Mas retornemos à Grécia. Aquando das manifestações contra o plano de rigor imposto pela UE ao novo governo, podiam-se ler ou ouvir slogans como “Não aceitaremos o desemprego e a pobreza para permitir ao capital monopolista que faça grandes lucros” ou “Não pagaremos nem um cêntimo à plutocracia”. O secretário-geral do sindicato grego dos funcionários Adedy declarou: “Eles prometeram que os ricos pagariam mais ao invés disso eles se servem dos pobres. É esta política que combatemos, não a tentativa de ultrapassar a crise”.
Os gregos estão fartos da UE
Tem a Grécia alguma possibilidade de se safar no seio da UE e da zona euro? Dificilmente! Um artigo publicado no Neue Zürcher Zeitung de 12 de Fevereiro intitulado “A zona euro, zona de conflitos” recordou mais uma vez uma falha fundamental do euro: Contra toda a razão económica, a introdução do euro devia permitir criar um super Estado europeu. Mas isto era quimérico desde o princípio: “As tensões no seio da união monetária europeia são mais ou menos o resultado do facto de que os políticos sempre viram na união monetária um instrumento destinado a acelerar e a impor a integração política da Europa. Faz-se uma utilização abusiva da instituição monetária a fim de visar objectivos situados para além da política monetária, o que representa um perigo para a estabilidade da moeda e para a economia”.
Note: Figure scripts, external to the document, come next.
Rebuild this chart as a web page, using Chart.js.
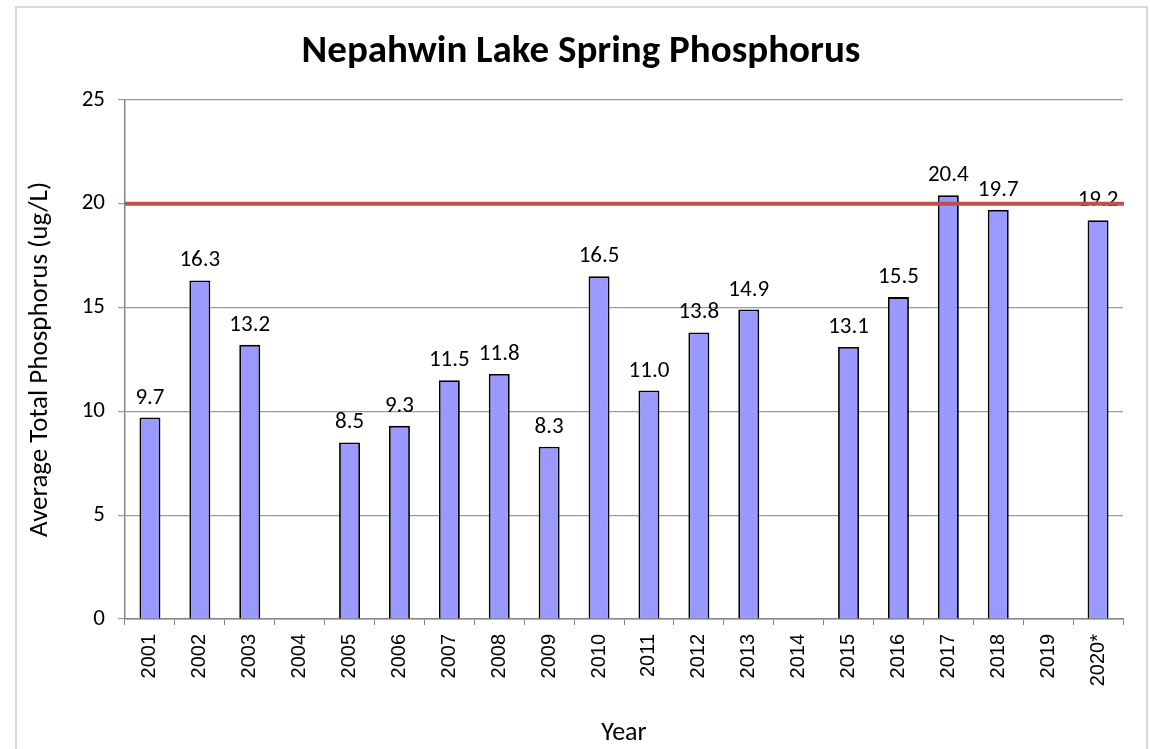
<!DOCTYPE html>
<html>
<head>
<meta charset="utf-8">
<title>Nepahwin Lake Spring Phosphorus</title>
<script src="https://cdn.jsdelivr.net/npm/chart.js@4.4.1/dist/chart.umd.min.js"></script>
<style>
  html, body { margin: 0; padding: 0; background: #fff; }
  #wrap { position: relative; width: 1150px; height: 749px; overflow: hidden; }
  #frame { position: absolute; left: 15px; top: 6px; width: 1129px; height: 800px; border: 2px solid #d9d9d9; }
  #chart { position: absolute; left: 0; top: 0; }
</style>
</head>
<body>
<div id="wrap">
  <div id="frame"></div>
  <canvas id="chart" width="1150" height="749"></canvas>
</div>
<script>
// ---------- Data ----------
const years = ["2001", "2002", "2003", "2004", "2005", "2006", "2007", "2008", "2009", "2010",
               "2011", "2012", "2013", "2014", "2015", "2016", "2017", "2018", "2019", "2020*"];
const phosphorus = [9.7, 16.3, 13.2, null, 8.5, 9.3, 11.5, 11.8, 8.3, 16.5,
                    11.0, 13.8, 14.9, null, 13.1, 15.5, 20.4, 19.7, null, 19.2];
const threshold = 20;
const yMin = 0, yMax = 25, yStep = 5;

const CAL = "Carlito, Lato, 'Open Sans', sans-serif";

// ---------- Plugins ----------
// value labels above each bar
const barLabels = {
  id: "barLabels",
  afterDatasetsDraw(chart) {
    const ctx = chart.ctx;
    const meta = chart.getDatasetMeta(0);
    ctx.save();
    ctx.font = "23px " + CAL;
    ctx.fillStyle = "#000";
    ctx.textAlign = "center";
    ctx.textBaseline = "alphabetic";
    meta.data.forEach((bar, i) => {
      const v = phosphorus[i];
      if (v == null) return;
      ctx.fillText(v.toFixed(1), bar.x, bar.y - 14);
    });
    ctx.restore();
  }
};

// red threshold line across the plot
const thresholdLine = {
  id: "thresholdLine",
  afterDatasetsDraw(chart) {
    const { ctx, chartArea, scales } = chart;
    const y = scales.y.getPixelForValue(threshold);
    ctx.save();
    ctx.strokeStyle = "#C0504D";
    ctx.lineWidth = 4;
    ctx.beginPath();
    ctx.moveTo(chartArea.left, y);
    ctx.lineTo(chartArea.right + 1, y);
    ctx.stroke();
    ctx.restore();
  }
};

// ---------- Chart ----------
new Chart(document.getElementById("chart").getContext("2d"), {
  type: "bar",
  data: {
    labels: years,
    datasets: [{
      data: phosphorus,
      backgroundColor: "#9999FF",
      borderColor: "#000",
      borderWidth: 1.8,
      barPercentage: 0.42,
      categoryPercentage: 1
    }]
  },
  options: {
    responsive: false,
    animation: false,
    layout: { padding: { left: 16, right: 4, top: 0, bottom: 0 } },
    plugins: {
      legend: { display: false },
      tooltip: { enabled: false },
      title: {
        display: true,
        text: "Nepahwin Lake Spring Phosphorus",
        color: "#000",
        font: { family: CAL, size: 39, weight: "bold", lineHeight: 1.2 },
        padding: { top: 29, bottom: 24 }
      }
    },
    scales: {
      x: {
        grid: { display: true, drawOnChartArea: false, drawTicks: true, tickLength: 6, offset: true, color: "#868686", lineWidth: 1 },
        border: { display: true, color: "#868686", width: 1.5 },
        ticks: {
          color: "#000",
          font: { family: "'Liberation Sans', Arial, sans-serif", size: 20 },
          maxRotation: 90, minRotation: 90, autoSkip: false, padding: 9
        },
        title: {
          display: true, text: "Year", color: "#000",
          font: { family: CAL, size: 26, lineHeight: 1.2 },
          padding: { top: 0, bottom: 0 }
        },
        afterFit(scale) { scale.height = 130; }
      },
      y: {
        min: yMin, max: yMax,
        grid: { color: "#9a9a9a", lineWidth: 1.2, tickLength: 7 },
        border: { display: true, color: "#868686", width: 1.5 },
        ticks: {
          stepSize: yStep, color: "#000", padding: 13,
          font: { family: CAL, size: 23 }
        },
        title: {
          display: true, text: "Average Total Phosphorus (ug/L)", color: "#000",
          font: { family: CAL, size: 27, lineHeight: 1.2 },
          padding: { top: 8, bottom: 0 }
        },
        afterFit(scale) { scale.width = 109; }
      },
      yR: {
        position: "right",
        display: true,
        grid: { display: false },
        border: { display: false },
        ticks: { display: false },
        afterFit(scale) { scale.width = 23; }
      }
    }
  },
  plugins: [barLabels, thresholdLine]
});
</script>
</body>
</html>
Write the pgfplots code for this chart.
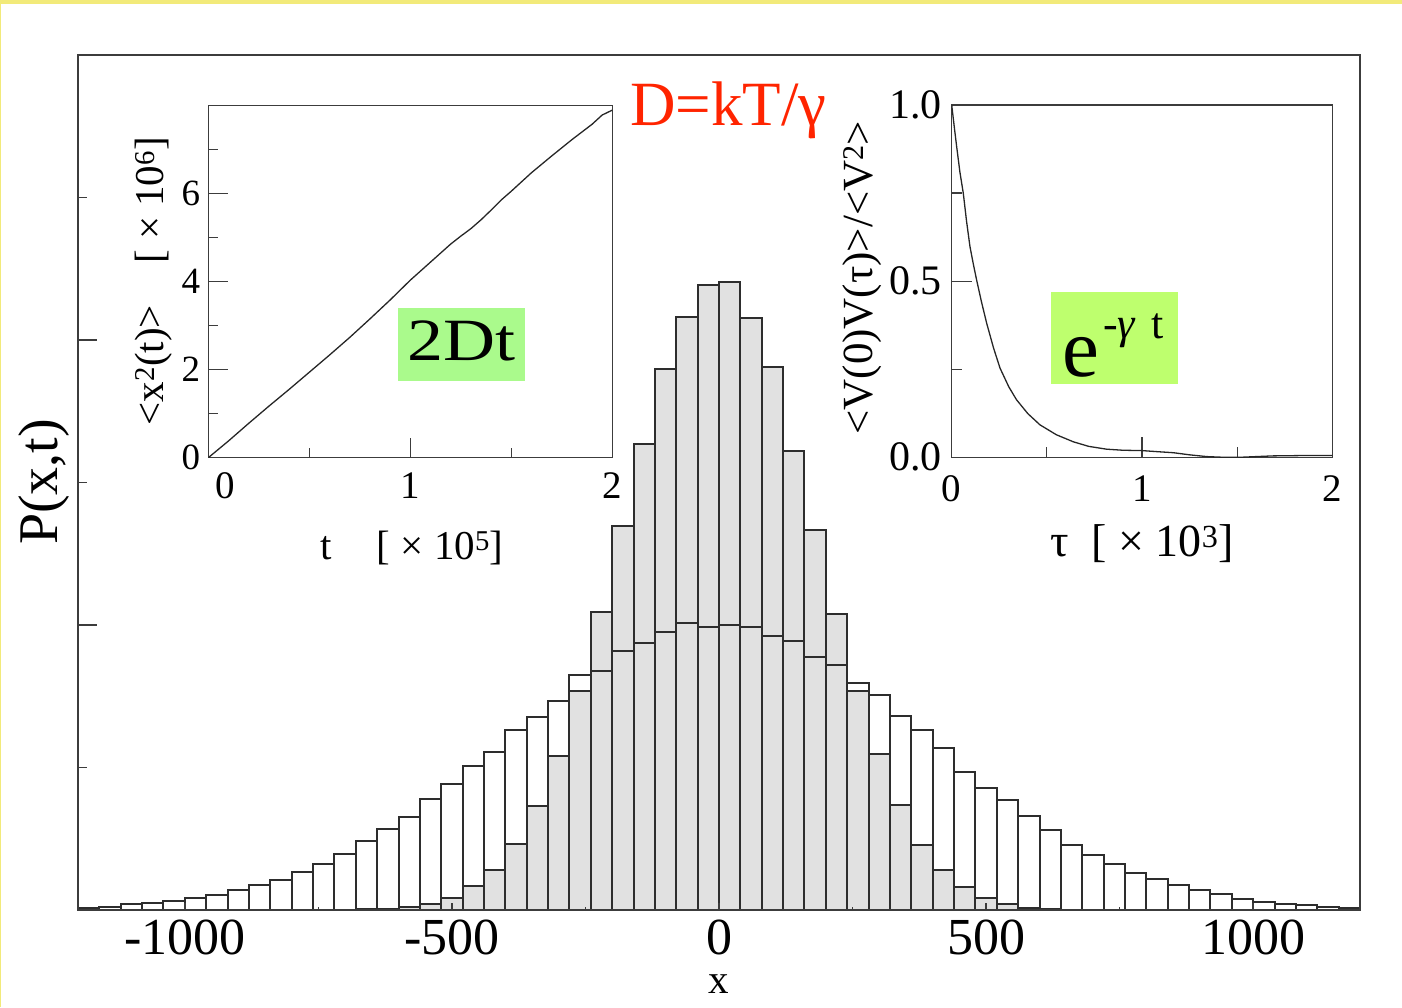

É possível que se a Grécia saísse da UE sofresse num primeiro momento um certo número de inconvenientes económicos e outros — mas se ela permanecer na UE, os inconvenientes multiplicar-se-ão consideravelmente. Os atenienses dizem que estão fartos da UE e é normal. Não confiar senão nas suas próprias forças e desfrutar da liberdade é mais digno do que levar cada vez mais uma vida de escravos.